22 Aug Saving Lives and Money with Seat Belts
Have you ever got into the seat of your vehicle and thought “I am just going on a short drive, I don’t need to wear my seatbelt?” The reality is that, no matter how short your drive will be, you put your life at risk when you get behind the wheel of your car without strapping in. Similarly, you are allowing your passengers to take a great risk if you don’t insist upon having them wear a seatbelt.
In addition to the potential harm that you and your passengers may incur when driving without a seatbelt, failure to wear seatbelts has also lead to increased insurance rates. In fact, according to research, literally millions of dollars could be saved each year if everyone would buckle up when they get insi de a vehicle.
Looking at the Statistics
According to the National Highway Traffic Safety Administration, seatbelts were able to prevent 135,000 deaths and 3.8 million injuries between the years of 1876 and 2002. In all, this saved $585 billion in medical costs. The National Traffic Safety Administration has also estimated that, if everyone involved in an accident during that time had been wearing a seatbelt, an additional 315,000 deaths and another 5.2 million injuries likely would have been prevented. By preventing these deaths and injuries, another $913 billion could have been saved. By saving this money, the cost of your insurance rates could have been kept lower.
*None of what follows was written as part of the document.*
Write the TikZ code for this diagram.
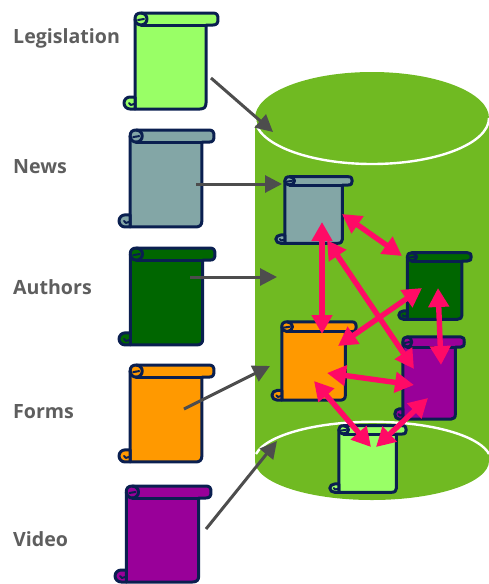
\documentclass[tikz,border=0pt]{standalone}
\usepackage{fontspec}
\setmainfont{Open Sans}
\usetikzlibrary{arrows.meta}
\definecolor{cyl}{HTML}{70BA22}
\definecolor{ink}{HTML}{0A1F50}
\definecolor{lgreen}{HTML}{99FF66}
\definecolor{slate}{HTML}{83A6A6}
\definecolor{dgreen}{HTML}{006600}
\definecolor{orng}{HTML}{FF9900}
\definecolor{purp}{HTML}{990099}
\definecolor{graytxt}{HTML}{5E5E5E}
\definecolor{grayarrow}{HTML}{4D4D4D}
\definecolor{pink}{HTML}{FF0A66}
\tikzset{
  x=1pt,y=-1pt,
  scrollline/.style={draw=ink,line width=3pt,line join=round,line cap=round},
  caption/.style={anchor=base west,text=graytxt,font=\fontsize{19.6}{22}\selectfont\bfseries,inner sep=0pt},
  feed/.style={draw=grayarrow,line width=3pt,-{Triangle[width=17pt,length=17pt]}},
  link/.style={draw=pink,line width=5.4pt,{Triangle[width=20pt,length=19pt]}-{Triangle[width=20pt,length=19pt]}},
  anchorbox/.style={inner sep=0pt,outer sep=0pt},
}
% name, left, right, top, bottom, colour
\newcommand\myscroll[6]{%
  \pgfmathsetmacro\sx{(#3-#2)/96}%
  \pgfmathsetmacro\sy{(#5-#4)/98}%
  \begin{scope}[shift={(#2,#4)},x=\sx pt,y=-\sy pt]
    \path[scrollline,fill=#6] (12,7) .. controls (12,3) and (14,1) .. (18,1) -- (90,1)
      .. controls (94,1) and (95,3) .. (95,7) .. controls (95,11) and (94,13) .. (90,13)
      -- (83,13) -- (83,91) .. controls (83,95) and (81,97) .. (77,97) -- (12,97) -- (12,85) -- cycle;
    \path[scrollline,fill=#6] (7,85) .. controls (3.7,85) and (1,87.7) .. (1,91)
      .. controls (1,94.3) and (3.7,97) .. (7,97) -- (12,97) -- (12,85) -- cycle;
    \path[scrollline] (18,13) -- (83,13);
    \path[scrollline] (18,13) .. controls (14.7,13) and (12,10.3) .. (12,7);
    \path[scrollline] (18,13) .. controls (21.3,13) and (24,10.3) .. (24,7) .. controls (24,3.7) and (21.3,1) .. (18,1);
    \path[scrollline,line width=2pt] (15,8) -- (21,7);
    \path[scrollline,line width=2pt] (11,92) .. controls (9,94) and (6,93) .. (6,91);
  \end{scope}
  \node[anchorbox,minimum width={(#3-#2)*1pt},minimum height={(#5-#4)*1pt}] (#1) at ({(#2+#3)/2},{(#4+#5)/2}) {};%
}
\begin{document}
\begin{tikzpicture}
\useasboundingbox (0,0) rectangle (489,584);
% cylinder
\fill[cyl] (255,118) arc[start angle=180,end angle=0,x radius=117pt,y radius=46pt]
  -- (489,461) arc[start angle=0,end angle=-180,x radius=117pt,y radius=39pt] -- cycle;
\draw[white,line width=2.4pt] (255,118) arc[start angle=180,end angle=360,x radius=117pt,y radius=46pt];
\draw[white,line width=2.4pt] (256,454) arc[start angle=170,end angle=10,x radius=118.3pt,y radius=39pt];
% captions
\node[caption] (capLeg) at (13,43) {Legislation};
\node[caption] (capNews) at (13,173) {News};
\node[caption] (capAuth) at (13,294) {Authors};
\node[caption] (capForms) at (13,418) {Forms};
\node[caption] (capVideo) at (13,546) {Video};
% source scrolls
\myscroll{srcLeg}{123}{219}{12}{110}{lgreen}
\myscroll{srcNews}{118}{215}{129}{228}{slate}
\myscroll{srcAuth}{118}{216}{247}{346}{dgreen}
\myscroll{srcForms}{118}{215}{364}{463}{orng}
\myscroll{srcVideo}{114}{212}{485}{583}{purp}
% stored scrolls
\myscroll{dbNews}{275}{353}{176}{244}{slate}
\myscroll{dbAuth}{398}{472}{252}{320}{dgreen}
\myscroll{dbForms}{271}{357}{321}{401}{orng}
\myscroll{dbVideo}{394}{465}{336}{420}{purp}
\myscroll{dbLeg}{329}{407}{425}{493}{lgreen}
% connector ends
\coordinate (a1) at (211,78);  \coordinate (b1) at (273,132);
\coordinate (a2) at (196,184); \coordinate (b2) at (282,184);
\coordinate (a3) at (190,277); \coordinate (b3) at (277,277);
\coordinate (a4) at (184,409); \coordinate (b4) at (270,366);
\coordinate (a5) at (206,529); \coordinate (b5) at (277,441);
\draw[feed] (a1) -- (b1);
\draw[feed] (a2) -- (b2);
\draw[feed] (a3) -- (b3);
\draw[feed] (a4) -- (b4);
\draw[feed] (a5) -- (b5);
\coordinate (p1) at (342,214); \coordinate (q1) at (402,256);
\coordinate (p2) at (322,222); \coordinate (q2) at (322,334);
\coordinate (p3) at (327,240); \coordinate (q3) at (414,369);
\coordinate (p4) at (422,288); \coordinate (q4) at (338,346);
\coordinate (p5) at (438,288); \coordinate (q5) at (441,365);
\coordinate (p6) at (327,373); \coordinate (q6) at (414,385);
\coordinate (p7) at (314,381); \coordinate (q7) at (371,447);
\coordinate (p8) at (428,398); \coordinate (q8) at (376,447);
\draw[link] (p1) -- (q1);
\draw[link] (p2) -- (q2);
\draw[link] (p3) -- (q3);
\draw[link] (p4) -- (q4);
\draw[link] (p5) -- (q5);
\draw[link] (p6) -- (q6);
\draw[link] (p7) -- (q7);
\draw[link] (p8) -- (q8);
\end{tikzpicture}
\end{document}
Properly Wearing a Seatbelt
In order to obtain the life-saving and money saving effects of seatbelts, it is important for you to wear your seatbelt properly. First of all, the seatbelt should be kept low and snug across your lap or pelvis. In addition, you should never wear your seatbelt across your stomach or wear the shoulder strap behind your back or in front of your face. Rather, you should wear the shoulder strap snugly across your collarbone and chest.
Another thing to keep in mind is that it is important to continue wearing your seatbelt even if your vehicle is equipped with air bags. Remember, air bags and seatbelts are designed to work together. As such, the air bag is not designed to be used in place of the seatbelt. It is also important to remember to keep children under the age of 12 properly bucked in their seats and in child safety seats if necessary.